Although it's a lengthy process, Merrick says they are already seeing students starting degree courses at RNCM whose first contact with music was through one of their outreach projects.

The Royal Academy, too, is seeing results, and the number of applicants from the state sector has risen dramatically over the last four years. "If we accepted all those who applied we would reach our benchmark of 80 per cent," says Price.

The problem is that most don't meet the tough entry requirements because they haven't had access to expensive music lessons from a young age. "You need to have been learning an instrument from the age of six or seven to get to the right standard," says Price. They might, however, make an exception if an applicant from the state sector falls just short of the audition requirements. The Academy also runs a foundation year alongside the degree course to help any struggling students, but no amount of practice and goodwill can make up for over a decade of missed music lessons.

Trinity's head of recruitment Christopher Caine agrees. "Widening participation is a difficult issue because of the pre-training that's required. Our efforts have to be directed towards taking creative projects to schools and trying to involve the kids, promoting music and making studying at a conservatoire like Trinity a realistic and attainable goal for any applicant."

To make studying at a conservatoire truly attainable, most institutions operate dedicated junior music schools. Junior Trinity, which celebrates its 100th anniversary this month, has over 200 pupils. Although its £590 a term price tag is unthinkable for anyone from a struggling background, it offers bursaries through partnerships with local schools and has won 19 dance and music awards, each of which pays for one child to attend the Saturday school. Trinity also runs GCSE and A-level music courses and offers some free music lessons and instrument loan to encourage children to take up less popular instruments such as the french horn, tuba and trombone.

Merrick believes that it isn't the cost that puts off students from poorer backgrounds. They just don't know that studying at a conservatoire is even a possibility. "Conservatoires have always had this sort of elitist tag, whereas that's far from the case. We've got a broad range of students coming from all postcodes, all areas and all backgrounds. I think the external perception could well be that this is the sort of place they wouldn't get into because they've got the wrong background and they haven't been to a specialist music school."

The schools try to fight this image. The Royal Northern offers auditions to every applicant to ensure that potential rather than achievement is assessed as well as advice sessions, according to Merrick. Trinity offers "consultation lessons" too, though both come at a price: £40 at RNCM and £50 at Trinity. There are bursary and hardship funds, instrument loans and extra support and training during the first two years of the four-year course for students whose level is below that required.

Conservatoires charging the £3,000 top-up fee have to explain how they are seeking to encourage students from disadvantaged backgrounds to apply. Trinity has pledged to spend 17 per cent of this extra income on local projects that will attract a wider range of applicants.

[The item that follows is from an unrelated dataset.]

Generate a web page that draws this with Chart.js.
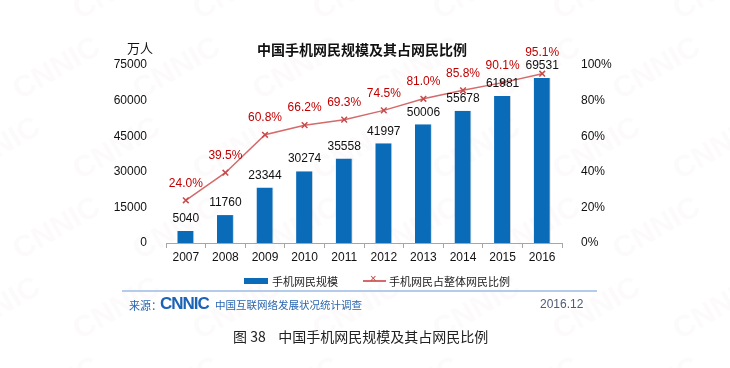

One problem is that studying classical music sounds dull to children who listen to hip-hop or tune into The X Factor. The answer may lie in moving away from traditional courses in classical music and jazz. Trinity has already merged with the Laban dance college and as the UK's only music and dance conservatoire, offers a BA in dance theatre practice. From this year it will also offer a course in Indian classical music, its first module in non-western music. It is developing a two-year foundation degree in musical theatre performance to start in 2007.

Charlotte Cooper, Trinity's planning manager, hopes such courses will attract "new constituents of students". "The college is investigating how to change its curriculum without diverting from our core purpose," she says.